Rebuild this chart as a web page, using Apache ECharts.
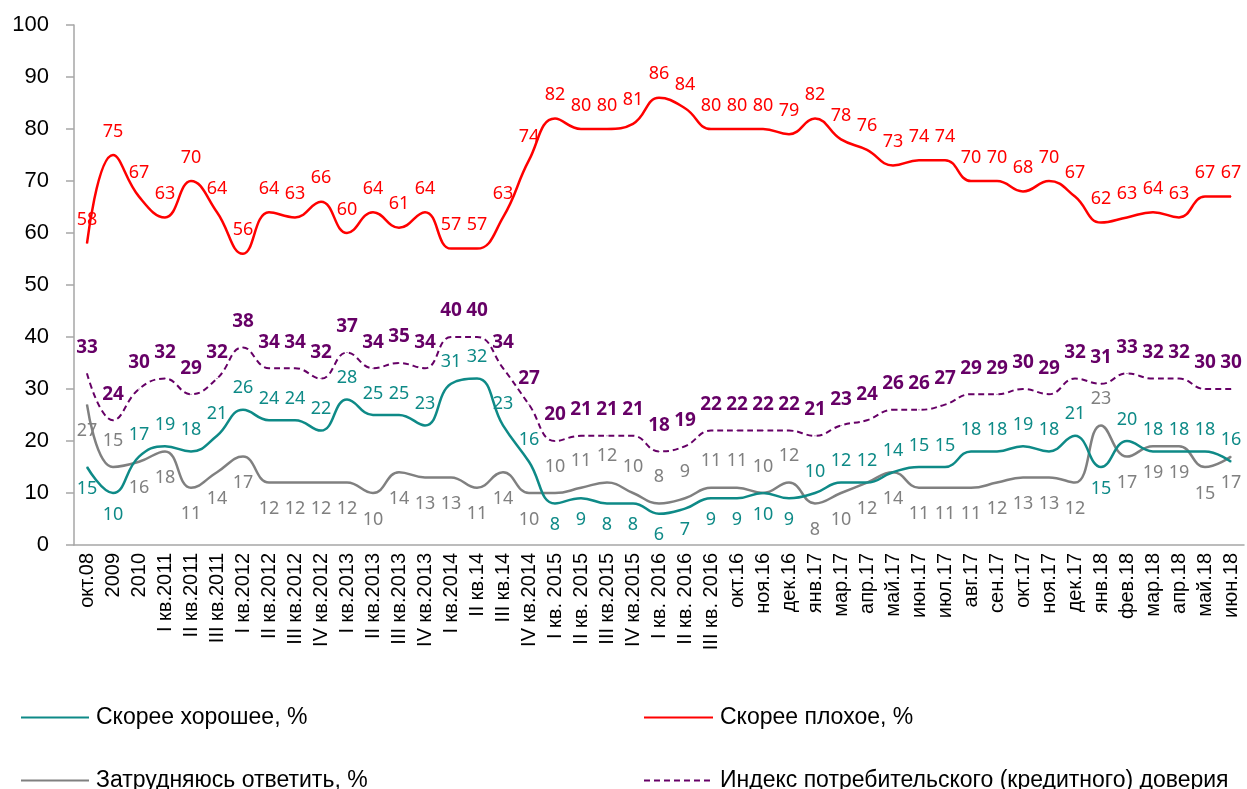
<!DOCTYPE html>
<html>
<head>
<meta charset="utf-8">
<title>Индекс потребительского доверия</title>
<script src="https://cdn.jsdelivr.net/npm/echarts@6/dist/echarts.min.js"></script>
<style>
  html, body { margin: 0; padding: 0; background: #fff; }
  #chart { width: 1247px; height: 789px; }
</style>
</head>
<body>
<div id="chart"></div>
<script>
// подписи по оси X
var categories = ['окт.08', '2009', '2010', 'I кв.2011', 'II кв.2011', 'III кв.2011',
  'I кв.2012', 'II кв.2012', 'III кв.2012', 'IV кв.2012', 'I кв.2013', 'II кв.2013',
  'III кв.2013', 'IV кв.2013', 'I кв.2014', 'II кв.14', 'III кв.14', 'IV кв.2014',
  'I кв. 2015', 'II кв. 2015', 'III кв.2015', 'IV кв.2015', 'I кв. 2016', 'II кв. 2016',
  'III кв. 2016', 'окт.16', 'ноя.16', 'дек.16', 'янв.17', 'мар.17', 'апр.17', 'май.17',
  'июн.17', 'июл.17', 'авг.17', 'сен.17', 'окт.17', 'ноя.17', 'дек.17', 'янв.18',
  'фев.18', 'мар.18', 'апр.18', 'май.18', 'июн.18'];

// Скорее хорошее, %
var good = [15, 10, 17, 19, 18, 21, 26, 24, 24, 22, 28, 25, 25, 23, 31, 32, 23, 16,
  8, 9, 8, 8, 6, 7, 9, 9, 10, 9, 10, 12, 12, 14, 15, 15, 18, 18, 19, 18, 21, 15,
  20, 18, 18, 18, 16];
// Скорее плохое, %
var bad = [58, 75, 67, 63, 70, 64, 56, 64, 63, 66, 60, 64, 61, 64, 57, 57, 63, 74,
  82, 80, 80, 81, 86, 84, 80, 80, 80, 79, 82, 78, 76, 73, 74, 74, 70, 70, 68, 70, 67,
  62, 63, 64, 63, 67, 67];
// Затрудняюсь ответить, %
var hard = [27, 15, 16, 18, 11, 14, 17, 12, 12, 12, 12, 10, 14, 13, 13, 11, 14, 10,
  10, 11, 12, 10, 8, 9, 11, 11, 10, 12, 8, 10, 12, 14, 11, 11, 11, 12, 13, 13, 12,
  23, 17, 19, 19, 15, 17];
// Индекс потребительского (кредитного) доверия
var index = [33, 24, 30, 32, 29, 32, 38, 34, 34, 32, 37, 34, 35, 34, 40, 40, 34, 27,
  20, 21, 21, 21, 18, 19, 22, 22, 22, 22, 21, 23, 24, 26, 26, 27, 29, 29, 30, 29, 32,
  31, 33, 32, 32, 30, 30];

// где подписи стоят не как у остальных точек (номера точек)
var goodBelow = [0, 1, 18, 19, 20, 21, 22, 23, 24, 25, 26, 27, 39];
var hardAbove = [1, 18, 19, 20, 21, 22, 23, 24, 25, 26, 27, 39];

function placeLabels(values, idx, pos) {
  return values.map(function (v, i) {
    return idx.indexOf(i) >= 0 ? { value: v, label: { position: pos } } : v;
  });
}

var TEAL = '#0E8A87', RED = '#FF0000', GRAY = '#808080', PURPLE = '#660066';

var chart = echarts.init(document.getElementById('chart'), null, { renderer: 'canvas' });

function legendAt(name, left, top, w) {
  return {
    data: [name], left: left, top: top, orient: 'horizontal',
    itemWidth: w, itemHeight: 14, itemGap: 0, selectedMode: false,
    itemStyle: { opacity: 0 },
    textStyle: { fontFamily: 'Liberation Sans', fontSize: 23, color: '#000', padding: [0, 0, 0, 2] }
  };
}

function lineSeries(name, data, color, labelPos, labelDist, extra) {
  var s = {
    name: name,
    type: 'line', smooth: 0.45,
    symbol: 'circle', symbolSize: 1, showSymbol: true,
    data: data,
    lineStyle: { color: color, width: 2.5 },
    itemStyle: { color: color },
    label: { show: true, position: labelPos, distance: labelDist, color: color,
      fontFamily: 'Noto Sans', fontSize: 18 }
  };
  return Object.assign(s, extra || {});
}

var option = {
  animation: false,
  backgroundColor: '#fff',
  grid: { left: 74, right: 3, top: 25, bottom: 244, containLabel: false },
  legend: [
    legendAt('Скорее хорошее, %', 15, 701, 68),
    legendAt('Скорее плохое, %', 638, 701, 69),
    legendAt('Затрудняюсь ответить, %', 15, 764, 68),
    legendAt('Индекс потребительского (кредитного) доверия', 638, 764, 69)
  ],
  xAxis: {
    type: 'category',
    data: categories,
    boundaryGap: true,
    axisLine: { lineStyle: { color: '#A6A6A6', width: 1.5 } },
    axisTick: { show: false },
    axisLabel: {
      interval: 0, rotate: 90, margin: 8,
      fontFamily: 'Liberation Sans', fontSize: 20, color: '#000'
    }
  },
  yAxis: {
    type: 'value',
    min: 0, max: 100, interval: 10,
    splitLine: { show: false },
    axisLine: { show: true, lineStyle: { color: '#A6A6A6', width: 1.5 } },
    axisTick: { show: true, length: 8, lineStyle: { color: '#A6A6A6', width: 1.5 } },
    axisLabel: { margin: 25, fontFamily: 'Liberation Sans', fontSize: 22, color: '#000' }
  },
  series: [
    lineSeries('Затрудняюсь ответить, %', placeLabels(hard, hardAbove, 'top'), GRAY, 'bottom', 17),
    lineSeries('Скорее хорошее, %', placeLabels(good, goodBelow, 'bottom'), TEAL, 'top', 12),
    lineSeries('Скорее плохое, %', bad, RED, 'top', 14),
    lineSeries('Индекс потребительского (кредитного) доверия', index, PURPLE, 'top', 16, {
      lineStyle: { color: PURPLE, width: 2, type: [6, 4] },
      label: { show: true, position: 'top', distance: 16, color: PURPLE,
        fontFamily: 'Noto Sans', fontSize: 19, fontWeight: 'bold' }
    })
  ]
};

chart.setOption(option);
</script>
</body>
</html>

...

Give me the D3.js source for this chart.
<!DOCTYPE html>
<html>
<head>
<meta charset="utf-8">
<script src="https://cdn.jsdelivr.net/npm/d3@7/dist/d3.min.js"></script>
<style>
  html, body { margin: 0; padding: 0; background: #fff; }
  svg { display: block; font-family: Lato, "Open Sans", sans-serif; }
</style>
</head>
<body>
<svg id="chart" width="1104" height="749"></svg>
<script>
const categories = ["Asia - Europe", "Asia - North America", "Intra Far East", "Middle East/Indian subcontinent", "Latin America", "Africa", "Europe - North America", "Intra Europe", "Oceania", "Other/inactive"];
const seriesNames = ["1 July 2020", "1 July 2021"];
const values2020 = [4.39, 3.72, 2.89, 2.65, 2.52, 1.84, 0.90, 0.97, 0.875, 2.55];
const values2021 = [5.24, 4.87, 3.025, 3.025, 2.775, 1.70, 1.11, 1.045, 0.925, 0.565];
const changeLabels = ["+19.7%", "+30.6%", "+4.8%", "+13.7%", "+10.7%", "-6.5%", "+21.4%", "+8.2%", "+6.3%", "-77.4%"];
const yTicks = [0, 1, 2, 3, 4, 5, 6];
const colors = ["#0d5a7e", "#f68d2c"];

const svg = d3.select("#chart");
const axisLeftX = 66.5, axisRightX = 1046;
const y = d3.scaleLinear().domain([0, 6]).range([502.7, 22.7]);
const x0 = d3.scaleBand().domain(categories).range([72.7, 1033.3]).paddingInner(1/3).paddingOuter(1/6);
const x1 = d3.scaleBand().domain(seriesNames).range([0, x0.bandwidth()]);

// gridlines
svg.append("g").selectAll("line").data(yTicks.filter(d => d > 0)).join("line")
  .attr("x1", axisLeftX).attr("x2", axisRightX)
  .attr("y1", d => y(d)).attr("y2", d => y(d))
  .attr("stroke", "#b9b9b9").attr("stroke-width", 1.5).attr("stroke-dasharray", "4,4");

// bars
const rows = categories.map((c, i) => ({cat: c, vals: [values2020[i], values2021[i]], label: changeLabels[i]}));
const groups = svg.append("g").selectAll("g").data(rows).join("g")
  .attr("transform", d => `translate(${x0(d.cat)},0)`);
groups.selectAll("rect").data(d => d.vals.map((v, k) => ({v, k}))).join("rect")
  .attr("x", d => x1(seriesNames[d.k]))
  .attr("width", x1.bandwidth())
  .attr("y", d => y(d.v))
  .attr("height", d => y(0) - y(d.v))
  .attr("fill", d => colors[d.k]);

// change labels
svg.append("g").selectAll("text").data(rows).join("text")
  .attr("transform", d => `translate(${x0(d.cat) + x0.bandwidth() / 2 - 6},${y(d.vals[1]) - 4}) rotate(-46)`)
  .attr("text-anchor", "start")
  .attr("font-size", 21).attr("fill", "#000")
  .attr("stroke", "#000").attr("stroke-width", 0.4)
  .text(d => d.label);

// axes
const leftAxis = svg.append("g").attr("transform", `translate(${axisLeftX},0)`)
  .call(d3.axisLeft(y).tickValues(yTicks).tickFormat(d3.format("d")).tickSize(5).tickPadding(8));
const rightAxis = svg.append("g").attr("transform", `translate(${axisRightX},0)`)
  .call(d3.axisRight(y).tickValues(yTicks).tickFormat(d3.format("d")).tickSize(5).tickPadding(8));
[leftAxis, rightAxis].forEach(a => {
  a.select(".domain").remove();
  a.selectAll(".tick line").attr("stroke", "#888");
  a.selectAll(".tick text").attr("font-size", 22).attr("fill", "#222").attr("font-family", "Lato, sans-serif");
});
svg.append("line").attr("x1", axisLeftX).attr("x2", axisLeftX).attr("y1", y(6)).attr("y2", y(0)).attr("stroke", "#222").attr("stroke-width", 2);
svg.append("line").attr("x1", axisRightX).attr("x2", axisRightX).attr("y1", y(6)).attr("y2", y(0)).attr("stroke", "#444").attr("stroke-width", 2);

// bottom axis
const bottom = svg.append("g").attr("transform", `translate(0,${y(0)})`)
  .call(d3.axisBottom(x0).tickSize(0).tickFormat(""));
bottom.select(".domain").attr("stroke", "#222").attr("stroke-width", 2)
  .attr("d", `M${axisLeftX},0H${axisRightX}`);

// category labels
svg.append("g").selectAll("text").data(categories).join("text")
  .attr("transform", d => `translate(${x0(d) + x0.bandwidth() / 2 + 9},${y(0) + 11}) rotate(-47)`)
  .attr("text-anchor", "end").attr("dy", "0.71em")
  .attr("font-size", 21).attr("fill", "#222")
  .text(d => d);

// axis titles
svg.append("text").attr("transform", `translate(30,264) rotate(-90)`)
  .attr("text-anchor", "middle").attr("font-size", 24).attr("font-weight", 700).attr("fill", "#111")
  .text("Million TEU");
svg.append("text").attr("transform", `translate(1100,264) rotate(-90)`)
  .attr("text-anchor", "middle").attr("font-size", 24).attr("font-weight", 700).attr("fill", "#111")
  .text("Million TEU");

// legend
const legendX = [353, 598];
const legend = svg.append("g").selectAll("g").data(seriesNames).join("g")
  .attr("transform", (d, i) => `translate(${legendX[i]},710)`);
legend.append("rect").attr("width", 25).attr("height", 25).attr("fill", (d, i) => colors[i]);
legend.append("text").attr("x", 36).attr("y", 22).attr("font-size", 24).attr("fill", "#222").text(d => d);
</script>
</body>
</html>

==

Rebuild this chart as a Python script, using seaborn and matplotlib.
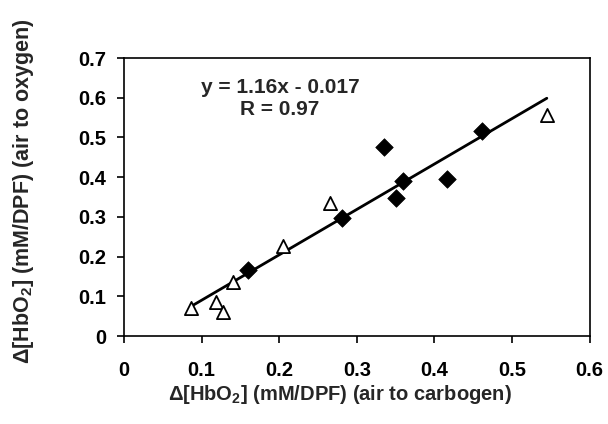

**YOUR INSTRUCTIONS:** Every line of the records that includes the word "this" should be gathered.

**SOLVED EXERCISE:**
Rebuild this chart as a web page, using Apache ECharts.
Give me the D3.js source for this chart.
Rebuild this chart as a Python script, using seaborn and matplotlib.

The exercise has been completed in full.